Periodic review of indexing strategies ensures our database remains optimized.
A query pattern that worked yesterday may no longer apply if the workload has shifted significantly.
To effectively monitor for these shifts and identify where new indexing strategies might be needed, regular profiling is key. Consider broader trends, such as increasing data volume or peak traffic periods.
These changes may call for a more nuanced indexing approach than currently exists.
We may need compound indexes for multi field queries or unique indexes to enforce data constraints.
We should always factor in system scalability as a part of our strategy.
To gain these deeper insights, we should consider having the database profiler enabled to capture operations that exceed our defined threshold.
This allows us to track slow running queries, providing detailed data on execution times, query patterns, and resource usage. We can use this data to determine whether recently added indexes are effectively reducing latency and resource consumption.
Furthermore, MongoDB Atlas offers the real time monitoring panel for real time feedback.
As we make adjustments, we can review key metrics like query execution times, memory utilization, and IO activity.

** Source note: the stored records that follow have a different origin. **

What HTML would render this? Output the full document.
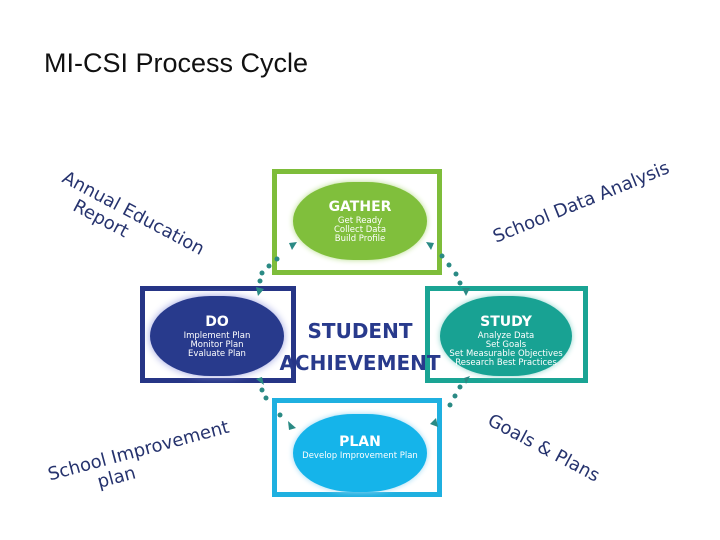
<!DOCTYPE html>
<html><head><style>
body{margin:0;width:720px;height:540px;background:#fff;position:relative;overflow:hidden;font-family:"DejaVu Sans","Liberation Sans",sans-serif}
.t{position:absolute;color:#26336e;font-size:18px;white-space:nowrap;transform-origin:0 0}
.box{position:absolute;box-sizing:border-box;border:5px solid}
.el{position:absolute;border-radius:45%/50%;color:#fff;text-align:center;font-size:8.5px;line-height:9px}
.el b{display:block;font-size:14px;line-height:16px;margin-bottom:2px}
</style></head><body>
<div style="position:absolute;left:44px;top:48px;font-family:'Liberation Sans',sans-serif;font-size:27px;color:#111">MI-CSI Process Cycle</div>

<div class="box" style="left:272px;top:169px;width:170px;height:106px;border-color:#7ebd3a"></div>
<div class="box" style="left:140px;top:286px;width:156px;height:97px;border-color:#263586"></div>
<div class="box" style="left:425px;top:286px;width:163px;height:97px;border-color:#1aa494"></div>
<div class="box" style="left:272px;top:398px;width:170px;height:99px;border-color:#1fb0e0"></div>

<div class="el" style="left:293px;top:182px;width:134px;height:78px;background:#80bf3c;box-shadow:0 0 6px #b7dd8a"><div style="padding-top:17px"><b>GATHER</b>Get Ready<br>Collect Data<br>Build Profile</div></div>
<div class="el" style="left:150px;top:296px;width:134px;height:80px;background:#283a8c;box-shadow:0 0 8px #9aa0e0"><div style="padding-top:18px"><b>DO</b>Implement Plan<br>Monitor Plan<br>Evaluate Plan</div></div>
<div class="el" style="left:440px;top:296px;width:132px;height:80px;background:#18a293;box-shadow:0 0 6px #8ad4cb"><div style="padding-top:18px"><b>STUDY</b>Analyze Data<br>Set Goals<br>Set Measurable Objectives<br>Research Best Practices</div></div>
<div class="el" style="left:293px;top:414px;width:134px;height:78px;background:#15b4ea;box-shadow:0 0 6px #9ad8f3"><div style="padding-top:20px"><b>PLAN</b>Develop Improvement Plan</div></div>

<svg width="720" height="540" style="position:absolute;left:0;top:0">
<g fill="#2a8a84">
<circle cx="277" cy="259" r="2.5"/><circle cx="269" cy="266" r="2.5"/><circle cx="262" cy="273" r="2.5"/><circle cx="260" cy="281" r="2.5"/>
<circle cx="442" cy="256" r="2.5"/><circle cx="449" cy="265" r="2.5"/><circle cx="456" cy="274" r="2.5"/><circle cx="460" cy="283" r="2.5"/>
<circle cx="262" cy="390" r="2.5"/><circle cx="266" cy="398" r="2.5"/><circle cx="280" cy="415" r="2.5"/>
<circle cx="460" cy="387" r="2.5"/><circle cx="455" cy="396" r="2.5"/><circle cx="450" cy="405" r="2.5"/>
<polygon points="289,243 297,242 292,250"/>
<polygon points="426,242 434,243 431,250"/>
<polygon points="256,287 264,289 258,296"/>
<polygon points="462,288 470,288 466,296"/>
<polygon points="256,379 262,377 264,385"/>
<polygon points="464,378 470,376 466,384"/>
<polygon points="288,421 296,428 289,430"/>
<polygon points="430,424 436,418 438,427"/>
</g>
</svg>

<div style="position:absolute;left:278px;top:315px;width:164px;text-align:center;color:#283a8c;font-weight:bold;font-size:20px;line-height:32px">STUDENT<br>ACHIEVEMENT</div>

<div class="t" style="left:68px;top:168px;transform:rotate(28deg);line-height:20px">Annual Education<br>&nbsp;&nbsp;&nbsp;&nbsp;Report</div>
<div class="t" style="left:490px;top:228px;transform:rotate(-22deg)">School Data Analysis</div>
<div class="t" style="left:46px;top:466px;transform:rotate(-15deg);line-height:20px">School Improvement<br>&nbsp;&nbsp;&nbsp;&nbsp;&nbsp;&nbsp;&nbsp;&nbsp;plan</div>
<div class="t" style="left:494px;top:410px;transform:rotate(28deg)">Goals &amp; Plans</div>
</body></html>
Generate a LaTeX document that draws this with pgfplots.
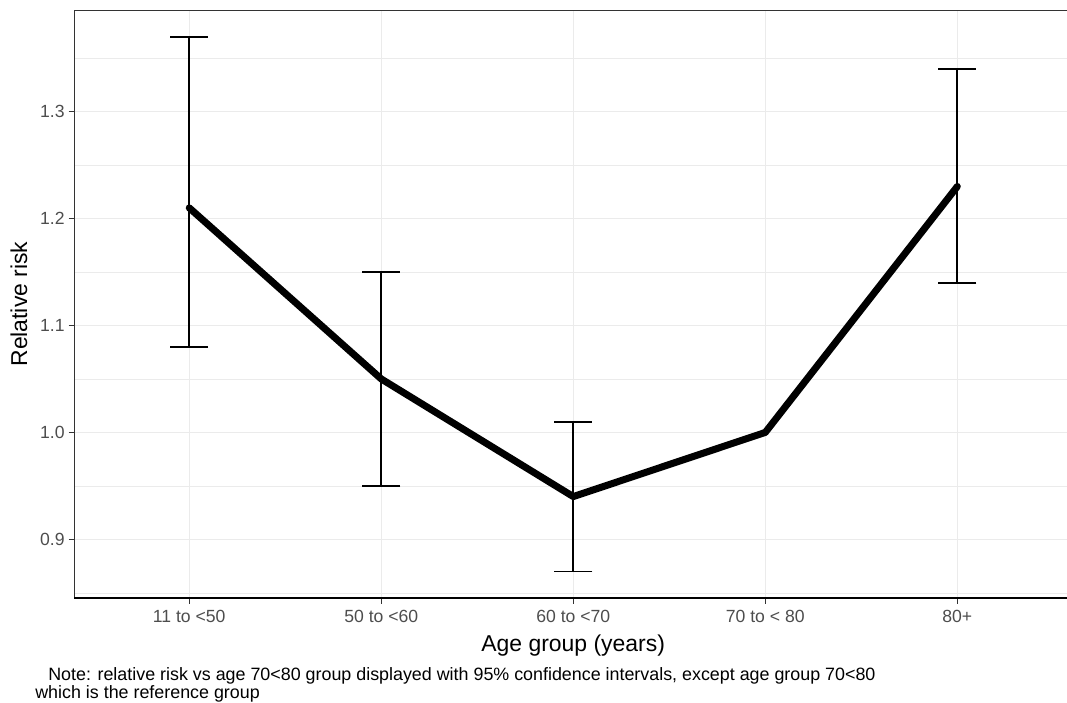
\documentclass[border=0pt]{standalone}
\usepackage{fontspec}
\setmainfont{Liberation Sans}
\usepackage{pgfplots}
\pgfplotsset{compat=1.18}
\definecolor{gridc}{HTML}{EBEBEB}
\definecolor{grayb}{HTML}{333333}
\definecolor{grayt}{HTML}{4D4D4D}
\begin{document}
\begin{tikzpicture}
\path[use as bounding box] (0,0) rectangle (800pt,526.5pt);
\begin{axis}[
  at={(55.5pt,78pt)}, anchor=south west,
  scale only axis, width=744.75pt, height=441pt,
  xmin=0.4, xmax=5.573, ymin=0.845, ymax=1.395,
  xtick={1,2,3,4,5},
  xticklabels={11 to <50, 50 to <60, 60 to <70, 70 to < 80, 80+},
  ytick={0.9,1.0,1.1,1.2,1.3},
  yticklabels={0.9,1.0,1.1,1.2,1.3},
  minor ytick={0.85,0.95,1.05,1.15,1.25,1.35},
  grid=both,
  major grid style={gridc, line width=0.85pt},
  minor grid style={gridc, line width=0.45pt},
  axis line style={draw=none},
  tick style={grayb, line width=0.75pt},
  tick align=outside, major tick length=4pt, minor tick length=0pt,
  xtick pos=bottom, ytick pos=left,
  tick label style={font=\fontsize{13.2}{15}\selectfont, text=grayt},
  xticklabel style={anchor=base, yshift=-14.5pt},
  yticklabel style={xshift=0.5pt},
  xlabel={Age group (years)}, ylabel={Relative risk},
  label style={font=\fontsize{17.2}{19}\selectfont},
  xlabel style={at={(axis description cs:0.5025,-0.0914)}, anchor=base},
  ylabel style={at={(axis description cs:-0.04733,0.5)}, anchor=base, rotate=0},
  clip=false,
  after end axis/.code={
    \draw[grayb, line width=0.75pt] (rel axis cs:0,0) -- (rel axis cs:0,1) -- (rel axis cs:1.01,1);
    \draw[black, line width=1.2pt] (rel axis cs:0,0) -- (rel axis cs:1.01,0);
  },
]
\addplot[draw=none, mark=none,
  error bars/.cd, y dir=both, y explicit,
  error bar style={draw=black, line width=1.35pt, solid},
  error mark options={draw=black, rotate=90, mark size=14.25pt, line width=1.35pt, solid}]
  coordinates {
    (1,1.21) += (0,0.16) -= (0,0.13)
    (2,1.05) += (0,0.10) -= (0,0.10)
    (3,0.94) += (0,0.07) -= (0,0.07)
    (5,1.23) += (0,0.11) -= (0,0.09)
  };
\addplot[black, line width=5.25pt, line join=round, line cap=round, mark=none]
  coordinates {(1,1.21) (2,1.05) (3,0.94) (4,1.00) (5,1.23)};
\end{axis}
\node[anchor=base west, inner sep=0pt, font=\fontsize{13.4}{15}\selectfont] at (36pt,16.5pt)
  {Note: relative risk vs age 70<80 group displayed with 95\% confidence intervals, except age group 70<80};
\node[anchor=base west, inner sep=0pt, font=\fontsize{13.4}{15}\selectfont] at (26.25pt,3pt)
  {which is the reference group};
\end{tikzpicture}
\end{document}
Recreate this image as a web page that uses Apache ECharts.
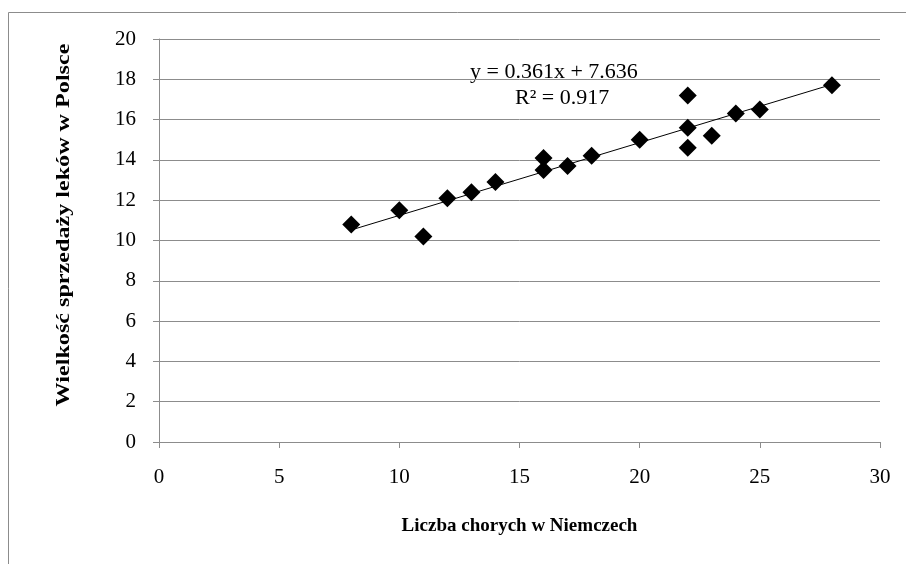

This real time visibility ensures your changes are delivering the desired results and helps you quickly identify if new bottlenecks arise.
Keep revisiting tools like the Atlas Performance Advisor and the database profiler whenever database performance metrics change or new bottlenecks arise.
Iterative improvements are key to maintaining peak operational efficiency as workloads fluctuate.
Great job. In this lesson, we learned about the tools for optimizing indexes in our MongoDB instance.
First, we explored how indexes serve as crucial navigational tools for our database, drastically speeding up queries by avoiding full collection scans.
Then we dove into the practical steps for optimizing existing indexes and creating new ones with MongoDB Atlas's performance advisor and the MongoDB Shell.
Finally, we emphasize that index optimization is a continuous process, highlighting the importance of ongoing profiling and monitoring to ensure that our database stays efficient as workloads evolve.